Monday, March 08, 2010

THE GREAT ANT ESCAPE

It took humans about three years and countless hours of planning to rebuild San Francisco's California Academy of Sciences—but less than a year for the leaf cutter ants to figure a way to bust out.
Thousands of ants on exhibit at the museum were put under lockdown last summer after workers discovered they had bored passages inside a feeding tree near their nest in a mock rain forest, which allowed them to flee their enclosure. A new artificial tree has been installed, but officials say the ants will remain locked up for a few more weeks until officials can be sure they don't escape again.
"The ants decided they would like to expand their territory—and proved that they were smarter than the humans who designed their display," says Stephanie Stone, an academy spokeswoman.
Much has been written about the wonders of the academy since it reopened in Golden Gate Park in September 2008 after a $500 million revamp. The academy now boasts a state-of-the-art environmental design with a planted "living roof" and popular attractions such as a living coral reef and a four-story tropical rain forest. Almost three million people have visited since the reopening, allowing the nonprofit to break even on expenses, officials say.

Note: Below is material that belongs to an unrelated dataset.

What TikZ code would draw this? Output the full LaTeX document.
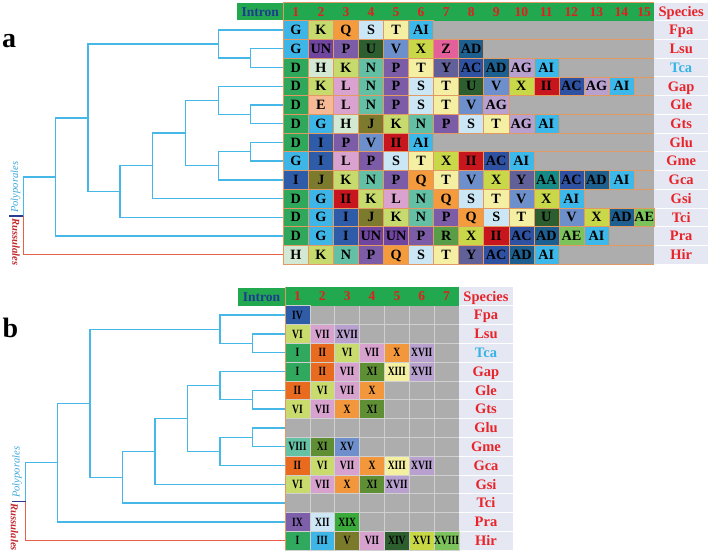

Still, academy officials say a few creatures are besting their carefully laid plans. As a result, workers are having to wage a behind-the-scenes battle against some of the museum's 38,000 living specimens.
One conflict involves a 12-inch monitor lizard, which last spring burrowed into some openings in the articifical rock behind its cage. That forced biologists to use a tiny remote camera to find its hiding place. New rockwork with no openings was later installed, say officials.
In the academy's Steinhart Aquarium, workers have been trying unsuccessfully for two months to remove a zebra moray eel so a veterinarian can inspect a growth on its head, says Bart Shepherd, the aquarium's curator. But though the eel resides in a relatively small, 300-gallon tank, he says it has figured out how to elude capture by wedging itself in some rocks.
"We want to have all these animals under control because this is a controlled environment," Mr. Shepherd says. "But when you reproduce the natural environment, then they have an advantage."
The academy's biologists have learned from some past mistakes. About 10 years ago, Mr. Shepherd says, crabs kept mysteriously disappearing from a tank in the old academy. The culprit was a giant octopus two tanks over, which used its tentacles to sneak out at night and snatch crabs, he says. The octopus tank has since been wrapped in AstroTurf.
In the new academy, officials thought they had designed a foolproof enclosure for the leaf cutter ants, so named because they cut leaves to make fungus gardens. The ants' nest was embedded in rock made of concrete and fiberglass, with windows for visitors to watch. A vine made of plastic connected the nest to a 20-foot-tall tree stump also made of concrete and fiberglass. It was put in a pond away from other trees, so the ants would have no way to escape to the rest of the forest, says Mr. Shepherd.
For months, visitors marveled as the leaf cutters marched along the vine. But in June, biologists noticed the ants were going inside the stump and not back to their nest. They discovered the colony had excavated new nest chambers in the foam inside the stump by chewing up and carting out tiny pieces of the fiberglass. They also had built a network of fungus gardens inside.
If the ants had escaped, officials say the critters could have damaged mahogany and other trees in a 90-foot-diameter glass dome enclosing the rain forest. "What we don't want is for them to be free-ranging the forest," Mr. Shepherd says.
Academy workers quickly locked the ants inside their old nest, giving them access only to an "ante" chamber built into the same artificial rock where leaves are loaded in for them to harvest, Mr. Shepherd says. Workers recently installed an eight-foot-high stump, which this time was filled with concrete and topped with a large plastic bowl where leaves will be placed. The sides of the bowl are coated with liquid Teflon to discourage climbing.
Meanwhile, a new vine is being constructed to the ant nest 15 feet away. "We'll see if this works," Mr. Shepherd says, adding that he hopes humans this time will outsmart the ants.